- Climate change could be hurting sales growth at Greggs.
- Recent extremes of hot and cold weather have triggered four profit warnings and created volatility in Greggs’ stock price, according to Barclays.
- Data from the Met Office show Britain is getting hotter and rainier as the years go by.
LONDON – Climate change could be hurting sales growth at Greggs, the gigantic baked goods chain, according to an analysis of Meteorological Office data by Barclays.
Recent extremes of hot and cold weather have triggered profit warnings in recent years, moving Greggs’ stock price, according to Barclays analyst Richard Taylor and his team. High temperatures hurt sales growth, their analysis shows.
“Greggs issued a profit warning at its AGM in May following extreme cold weather (as well as ‘weaker market conditions’), so investors are very focused on how trading evolves. Our analysis indicates that in previous heat waves trading has been disrupted (hot food is not appealing), and there have been one positive and two negative share price outcomes,” he told clients in a research note seen by Business Insider.
The pastry chain’s sales are affected by severe weather in both winter and summer, the data show.
Broadly, Greggs is unstoppable. It has nearly 1,900 locations in the UK, dwarfing chains like McDonald’s, Starbucks and Pret a Manger. It is not uncommon to see multiple branches of Greggs on a single street, or two stores facing each across an intersection, such is Britain’s insatiable need for pies. The sausage-rolls-and-sandwiches company opens new locations in Britain at a rate of more than 10 per month. Its revenues are still growing: like-for-like sales were up 1.3% in May.
Greggs is so vast that is it perhaps not surprising its business can only be swayed by planet-wide events, like global warming. The worry is that growth might be pinched if people don’t want to eat starchy baked pastries in warm weather, or they stay at home during winter storms, the Barclays analysis suggests.
Britain’s climate is certainly becoming more extreme. Average temperatures have risen nearly 2 degrees Centigrade since the beginning of the 20th Century, according to the Met Office.
Britain also has heavier rain. In 1961, Britain got an average of just over 150 centimetres of rain per year. In 2017, it was well over 160 centimetres, the Met data say.
And the UK has fewer frost days now than 50 years ago, too.
In May, Greggs issued a profit warning because sales were reduced by the “Beast from the East,” an unusually severe winter snowstorm that brought Britain to a halt for a few days. A large number of Greggs outlets were unable to open, and those that did saw lower foot traffic. The stock dropped 15% on the news.
So Barclays decided to find out just how much of a problem the weather is for Greggs. “Writing about the weather and its potential impact is never a proud moment for us, as we do not believe it affects the fundamental value of a company.
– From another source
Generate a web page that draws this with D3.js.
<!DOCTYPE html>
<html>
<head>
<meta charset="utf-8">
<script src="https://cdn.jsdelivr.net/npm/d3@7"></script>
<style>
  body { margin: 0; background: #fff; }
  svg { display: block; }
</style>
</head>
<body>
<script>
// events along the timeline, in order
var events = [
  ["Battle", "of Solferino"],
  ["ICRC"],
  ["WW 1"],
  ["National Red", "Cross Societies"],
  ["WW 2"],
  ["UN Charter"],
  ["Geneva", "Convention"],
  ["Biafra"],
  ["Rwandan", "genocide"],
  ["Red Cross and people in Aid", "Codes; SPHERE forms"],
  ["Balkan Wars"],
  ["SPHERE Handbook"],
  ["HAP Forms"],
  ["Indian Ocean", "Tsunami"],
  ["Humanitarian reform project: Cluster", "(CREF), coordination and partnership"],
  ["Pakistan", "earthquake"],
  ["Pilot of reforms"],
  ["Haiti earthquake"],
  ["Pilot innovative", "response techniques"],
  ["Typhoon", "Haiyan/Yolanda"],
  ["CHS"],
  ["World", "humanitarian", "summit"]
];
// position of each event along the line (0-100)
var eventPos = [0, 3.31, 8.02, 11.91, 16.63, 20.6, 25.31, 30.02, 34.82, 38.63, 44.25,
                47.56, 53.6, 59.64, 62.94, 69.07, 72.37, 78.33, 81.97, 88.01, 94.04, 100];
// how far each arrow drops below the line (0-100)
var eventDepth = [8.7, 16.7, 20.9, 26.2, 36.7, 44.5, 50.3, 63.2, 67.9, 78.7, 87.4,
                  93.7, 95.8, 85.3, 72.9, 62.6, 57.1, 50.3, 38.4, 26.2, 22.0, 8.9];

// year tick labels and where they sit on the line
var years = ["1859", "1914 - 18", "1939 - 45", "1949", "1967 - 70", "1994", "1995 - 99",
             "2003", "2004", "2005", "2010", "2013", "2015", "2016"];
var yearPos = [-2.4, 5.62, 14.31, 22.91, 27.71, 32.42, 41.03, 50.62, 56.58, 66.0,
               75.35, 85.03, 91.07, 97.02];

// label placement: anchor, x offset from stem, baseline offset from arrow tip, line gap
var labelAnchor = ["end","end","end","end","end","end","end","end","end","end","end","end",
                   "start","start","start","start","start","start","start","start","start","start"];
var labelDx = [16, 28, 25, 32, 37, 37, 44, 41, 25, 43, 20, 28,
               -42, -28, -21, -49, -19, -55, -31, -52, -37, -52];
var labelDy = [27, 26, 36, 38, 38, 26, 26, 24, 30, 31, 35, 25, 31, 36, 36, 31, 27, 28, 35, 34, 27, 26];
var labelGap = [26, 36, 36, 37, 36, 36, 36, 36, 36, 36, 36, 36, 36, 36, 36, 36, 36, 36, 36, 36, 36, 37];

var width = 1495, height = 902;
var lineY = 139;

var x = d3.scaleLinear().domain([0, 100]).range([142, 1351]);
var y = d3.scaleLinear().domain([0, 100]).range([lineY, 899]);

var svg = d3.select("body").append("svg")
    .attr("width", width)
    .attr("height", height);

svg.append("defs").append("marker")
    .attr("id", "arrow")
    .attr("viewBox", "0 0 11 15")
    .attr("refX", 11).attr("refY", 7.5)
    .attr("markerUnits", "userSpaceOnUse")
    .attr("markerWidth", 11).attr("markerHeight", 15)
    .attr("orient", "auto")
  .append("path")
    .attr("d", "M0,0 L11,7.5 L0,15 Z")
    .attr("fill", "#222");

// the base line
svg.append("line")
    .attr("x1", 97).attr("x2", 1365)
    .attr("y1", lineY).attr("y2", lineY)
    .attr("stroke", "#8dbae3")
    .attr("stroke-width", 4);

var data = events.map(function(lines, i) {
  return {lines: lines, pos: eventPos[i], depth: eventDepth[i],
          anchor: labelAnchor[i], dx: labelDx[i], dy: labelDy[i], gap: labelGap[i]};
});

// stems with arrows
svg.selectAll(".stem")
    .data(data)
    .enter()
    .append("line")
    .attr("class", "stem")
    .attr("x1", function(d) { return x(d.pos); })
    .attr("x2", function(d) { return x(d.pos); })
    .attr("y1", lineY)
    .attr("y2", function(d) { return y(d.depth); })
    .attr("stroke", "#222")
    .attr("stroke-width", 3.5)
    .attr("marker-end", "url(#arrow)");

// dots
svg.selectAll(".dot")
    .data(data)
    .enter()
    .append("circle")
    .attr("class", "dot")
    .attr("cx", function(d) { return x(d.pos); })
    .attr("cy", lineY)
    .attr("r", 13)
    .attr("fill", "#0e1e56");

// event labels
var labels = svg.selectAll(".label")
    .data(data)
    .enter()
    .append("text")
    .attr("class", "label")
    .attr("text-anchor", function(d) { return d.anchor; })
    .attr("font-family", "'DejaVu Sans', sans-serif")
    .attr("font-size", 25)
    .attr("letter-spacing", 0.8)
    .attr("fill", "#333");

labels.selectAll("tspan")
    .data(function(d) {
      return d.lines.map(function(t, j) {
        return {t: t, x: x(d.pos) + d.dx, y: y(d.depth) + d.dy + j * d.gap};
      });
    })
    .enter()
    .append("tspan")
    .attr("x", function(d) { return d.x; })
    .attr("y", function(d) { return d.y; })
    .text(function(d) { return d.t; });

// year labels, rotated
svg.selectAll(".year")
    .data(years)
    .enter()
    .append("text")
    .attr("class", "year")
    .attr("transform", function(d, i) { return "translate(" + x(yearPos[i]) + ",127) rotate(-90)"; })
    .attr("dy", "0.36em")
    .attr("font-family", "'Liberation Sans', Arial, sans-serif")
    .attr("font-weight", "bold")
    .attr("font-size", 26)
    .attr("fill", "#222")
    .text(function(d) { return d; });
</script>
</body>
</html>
However, we are regularly asked about recent warm weather, and share prices clearly react to this news,” Taylor told clients.
He discovered that Greggs has warned of the effect of weather on its business on three previous occasions, which coincided with the three greatest temperature anomalies since 2003.
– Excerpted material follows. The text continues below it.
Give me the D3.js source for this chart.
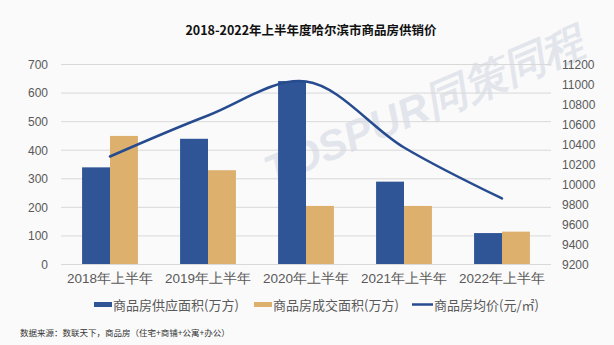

Right now, of course, Britain is basking in a glorious – albeit unusual – heatwave that began at the start of June. There has been almost no rain across the country for several weeks. No one is in the mood for a cheese and bacon wrap.
“Given that the temperature anomaly reading in June 2018 is +1.8, similar to 2003 and 2013, we would be surprised if the company does not mention the weather as having an impact on trading when it reports H1 results (scheduled for 31st July),” Taylor’s note says.